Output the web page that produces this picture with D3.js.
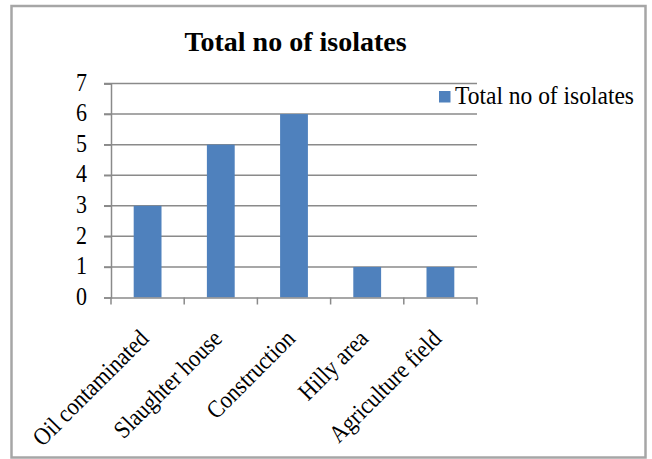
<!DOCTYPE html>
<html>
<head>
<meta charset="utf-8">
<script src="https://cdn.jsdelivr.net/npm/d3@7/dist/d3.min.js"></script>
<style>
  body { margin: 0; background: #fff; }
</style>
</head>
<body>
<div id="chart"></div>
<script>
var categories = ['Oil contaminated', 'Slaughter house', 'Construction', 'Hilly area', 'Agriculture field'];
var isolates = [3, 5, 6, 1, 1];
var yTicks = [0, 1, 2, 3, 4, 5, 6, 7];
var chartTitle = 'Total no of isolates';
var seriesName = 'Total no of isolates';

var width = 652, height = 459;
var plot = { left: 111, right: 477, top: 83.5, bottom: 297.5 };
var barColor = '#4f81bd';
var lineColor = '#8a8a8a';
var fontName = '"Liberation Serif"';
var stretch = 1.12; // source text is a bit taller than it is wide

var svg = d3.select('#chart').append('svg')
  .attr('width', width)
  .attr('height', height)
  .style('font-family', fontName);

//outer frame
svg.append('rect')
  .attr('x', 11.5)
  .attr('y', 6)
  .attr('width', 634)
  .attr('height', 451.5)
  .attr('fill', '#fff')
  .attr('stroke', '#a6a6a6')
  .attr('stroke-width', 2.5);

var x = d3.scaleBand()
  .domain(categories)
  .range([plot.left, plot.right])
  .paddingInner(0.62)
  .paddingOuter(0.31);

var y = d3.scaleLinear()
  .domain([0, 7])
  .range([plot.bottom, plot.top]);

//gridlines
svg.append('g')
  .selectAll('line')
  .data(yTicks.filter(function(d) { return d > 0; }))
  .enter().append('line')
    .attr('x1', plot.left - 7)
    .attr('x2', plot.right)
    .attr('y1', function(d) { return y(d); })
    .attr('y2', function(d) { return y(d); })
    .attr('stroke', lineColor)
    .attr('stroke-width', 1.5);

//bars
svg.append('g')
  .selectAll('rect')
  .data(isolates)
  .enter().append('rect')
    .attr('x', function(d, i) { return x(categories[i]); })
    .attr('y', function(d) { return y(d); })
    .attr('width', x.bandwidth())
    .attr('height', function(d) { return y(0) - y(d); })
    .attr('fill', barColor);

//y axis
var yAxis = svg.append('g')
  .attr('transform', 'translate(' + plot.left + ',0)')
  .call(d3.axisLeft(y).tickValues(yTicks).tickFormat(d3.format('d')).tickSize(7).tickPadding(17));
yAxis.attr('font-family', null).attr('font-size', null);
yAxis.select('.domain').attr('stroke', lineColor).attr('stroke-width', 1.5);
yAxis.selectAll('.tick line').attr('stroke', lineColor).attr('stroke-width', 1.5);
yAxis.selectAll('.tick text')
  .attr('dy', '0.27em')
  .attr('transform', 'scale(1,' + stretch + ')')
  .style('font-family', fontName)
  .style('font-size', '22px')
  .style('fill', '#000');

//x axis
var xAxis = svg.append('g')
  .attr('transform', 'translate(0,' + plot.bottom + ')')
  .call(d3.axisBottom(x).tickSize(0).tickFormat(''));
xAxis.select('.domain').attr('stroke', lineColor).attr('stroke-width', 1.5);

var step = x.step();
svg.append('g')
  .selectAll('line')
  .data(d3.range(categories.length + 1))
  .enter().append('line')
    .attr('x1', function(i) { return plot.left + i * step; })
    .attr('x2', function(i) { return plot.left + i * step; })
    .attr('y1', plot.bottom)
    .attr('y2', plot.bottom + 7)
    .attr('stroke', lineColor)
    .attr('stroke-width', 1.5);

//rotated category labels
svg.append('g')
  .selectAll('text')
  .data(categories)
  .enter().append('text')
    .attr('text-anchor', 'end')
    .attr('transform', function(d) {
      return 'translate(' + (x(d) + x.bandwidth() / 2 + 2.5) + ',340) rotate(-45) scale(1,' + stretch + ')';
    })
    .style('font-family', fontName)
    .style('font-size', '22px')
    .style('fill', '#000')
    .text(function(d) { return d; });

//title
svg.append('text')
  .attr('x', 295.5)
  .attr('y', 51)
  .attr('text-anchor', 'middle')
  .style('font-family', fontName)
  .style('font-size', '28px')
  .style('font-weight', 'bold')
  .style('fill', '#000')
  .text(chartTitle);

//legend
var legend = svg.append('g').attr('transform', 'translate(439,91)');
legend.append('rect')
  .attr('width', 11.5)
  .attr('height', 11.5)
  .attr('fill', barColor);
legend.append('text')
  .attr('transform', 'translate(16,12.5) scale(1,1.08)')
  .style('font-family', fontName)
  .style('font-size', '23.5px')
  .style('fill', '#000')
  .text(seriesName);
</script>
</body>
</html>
★ ★ ★
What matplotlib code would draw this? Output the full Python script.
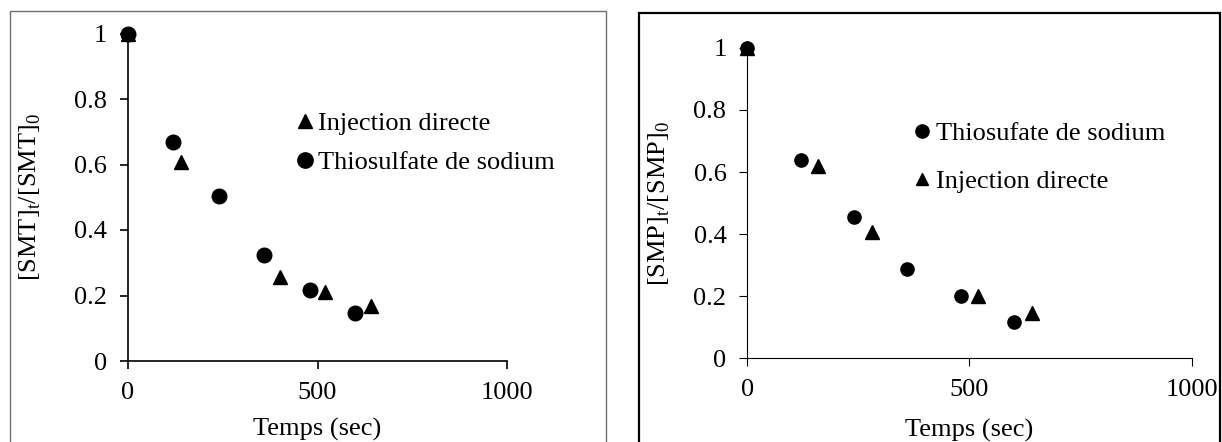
★ ★ ★
STATED TASK: Track down every line of the material containing the string "script", and copy it.

RESULT:
<script src="https://cdn.jsdelivr.net/npm/d3@7/dist/d3.min.js"></script>
<script>
</script>
What matplotlib code would draw this? Output the full Python script.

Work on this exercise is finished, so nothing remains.